The first problem was that the display would cut out when communicating with the valve transceiver. It turned out that the voltage to the display was not high enough during communications because a resistor in the power supply was misplaced. Once I replaced this resistor with a zero ohm resistor it worked fine.
The OEM also wanted the unit to have a low battery indicator. But the unit was designed to charge the battery correctly, not to monitor the battery charge state. This would have required a partial redesign. I did not hear back if they wanted to invest in that much time and effort.
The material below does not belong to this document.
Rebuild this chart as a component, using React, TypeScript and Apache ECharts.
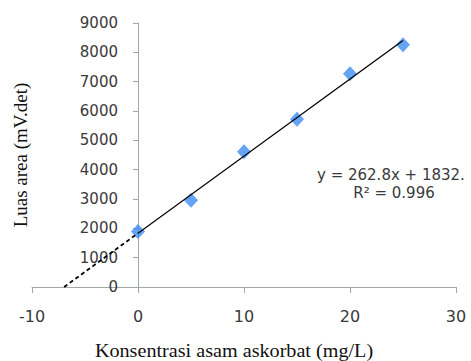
import React, { useEffect, useRef } from "react";
import * as echarts from "echarts";

const concentrations = [0, 5, 10, 15, 20, 25];
const areas = [1890, 2960, 4610, 5720, 7270, 8260];
const slope = 262.8;
const intercept = 1832;
const xTicks = { min: -10, max: 30, interval: 10 };
const yTicks = { min: 0, max: 9000, interval: 1000 };
const equationText = "y = 262.8x + 1832.";
const r2Text = "R² = 0.996";
const xTitle = "Konsentrasi asam askorbat (mg/L)";
const yTitle = "Luas area (mV.det)";

export default function App() {
  const ref = useRef<HTMLDivElement>(null);
  useEffect(() => {
    if (!ref.current) return;
    const chart = echarts.init(ref.current, null, { renderer: "svg" });
    const xZero = -intercept / slope;
    const xEnd = concentrations[concentrations.length - 1];
    const axisColor = "#a0a8a8";
    const labelColor = "#3a3a3a";
    chart.setOption({
      animation: false,
      grid: { left: 32, right: 15, top: 23, bottom: 74, outerBoundsMode: "none", containLabel: false },
      xAxis: {
        type: "value",
        min: xTicks.min,
        max: xTicks.max,
        interval: xTicks.interval,
        splitLine: { show: false },
        axisLine: { show: true, onZero: true, lineStyle: { color: axisColor, width: 1 } },
        axisTick: { show: true, length: 6, lineStyle: { color: axisColor } },
        axisLabel: {
          fontSize: 16,
          color: labelColor,
          margin: 21,
          fontFamily: "DejaVu Sans",
          formatter: (v: number) => String(v),
        },
      },
      yAxis: {
        type: "value",
        position: "left",
        min: yTicks.min,
        max: yTicks.max,
        interval: yTicks.interval,
        splitLine: { show: false },
        axisLine: { show: true, onZero: false, lineStyle: { color: axisColor, width: 1 } },
        axisTick: { show: true, length: 5, lineStyle: { color: axisColor } },
        axisLabel: {
          fontSize: 15,
          color: labelColor,
          margin: 20,
          fontFamily: "DejaVu Sans",
          formatter: (v: number) => String(v),
        },
      },
      series: [
        {
          type: "line",
          data: [
            [xZero, 0],
            [0, intercept],
          ],
          symbol: "none",
          lineStyle: { color: "#000", width: 1.8, type: [4, 3] },
          z: 3,
        },
        {
          type: "line",
          data: [
            [0, intercept],
            [xEnd, slope * xEnd + intercept],
          ],
          symbol: "none",
          lineStyle: { color: "#000", width: 1.2 },
          z: 3,
        },
        {
          type: "scatter",
          data: concentrations.map((c, i) => [c, areas[i]]),
          symbol: "diamond",
          symbolSize: [14, 15],
          itemStyle: { color: "#3f8cf2" },
          z: 2,
        },
      ],
      graphic: [
        {
          type: "text",
          x: 317,
          y: 175,
          style: {
            text: equationText,
            fontSize: 15,
            fontFamily: "DejaVu Sans",
            fill: labelColor,
            verticalAlign: "middle",
            align: "left",
          },
        },
        {
          type: "text",
          x: 394,
          y: 193,
          style: {
            text: r2Text,
            fontSize: 15,
            fontFamily: "DejaVu Sans",
            fill: labelColor,
            verticalAlign: "middle",
            align: "center",
          },
        },
        {
          type: "text",
          x: 234,
          y: 351,
          scaleX: 1.12,
          style: {
            text: xTitle,
            fontSize: 18,
            fontFamily: "Liberation Serif",
            fill: "#111",
            verticalAlign: "middle",
            align: "center",
          },
        },
        {
          type: "text",
          x: 20,
          y: 155,
          rotation: Math.PI / 2,
          style: {
            text: yTitle,
            fontSize: 19,
            fontFamily: "Liberation Serif",
            fill: "#111",
            verticalAlign: "middle",
            align: "center",
          },
        },
      ],
    });
    // Place the y axis where x = 0, using the x axis' own scale.
    const px0 = chart.convertToPixel({ xAxisIndex: 0 }, 0) as number;
    const pxMin = chart.convertToPixel({ xAxisIndex: 0 }, xTicks.min) as number;
    chart.setOption({ yAxis: { offset: -(px0 - pxMin) } });
    return () => chart.dispose();
  }, []);
  return (
    <div
      ref={ref}
      style={{ position: "absolute", left: 0, top: 0, width: 471, height: 361, background: "#fff" }}
    />
  );
}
The last problem was that it would not communicate as far as desired. They wanted it to have a range of 1m. But it only worked at 7in. The antenna of the hand held is constructed with an LRC circuit, C1, C2, L1, L2, and R1 as shown in the lower right corner of the schematic below. The unit used an Amplitude Shift Keying (ASK) protocol. And R1 is used to prevent the inductors and capacitors from slowly charging with each oscillation since ASK requires full amplitude oscillations for a 1 and no oscillations for a 0. A gradual increase in amplitude is not compatible with ASK. I investigated a solution by removing R1 and first allowing the LC circuit to resonate until the amplitude increased to its maximum value. Then only turning the oscillator off when the inductors were fully discharged. This means all the energy of the oscillator is stored in the capacitors. When the oscillator was started again, it should resume its full amplitude oscillations again. If a TRIAC is used, the current only stops when the current through it reaches zero. And the TRIAC current does not start until there is a signal to do so. This would guarantee full oscillation amplitude for ASK communication. There is some leakage of the capacitor during no oscillations for a 0. But if the time it is off is brief enough, only the first few cycles of full on for a 1 are needed to get full amplitude oscillations again. The overall envelope of the signal looked very close to the requirements of ASK but with the maximum possible signal that the LC oscillator can provide.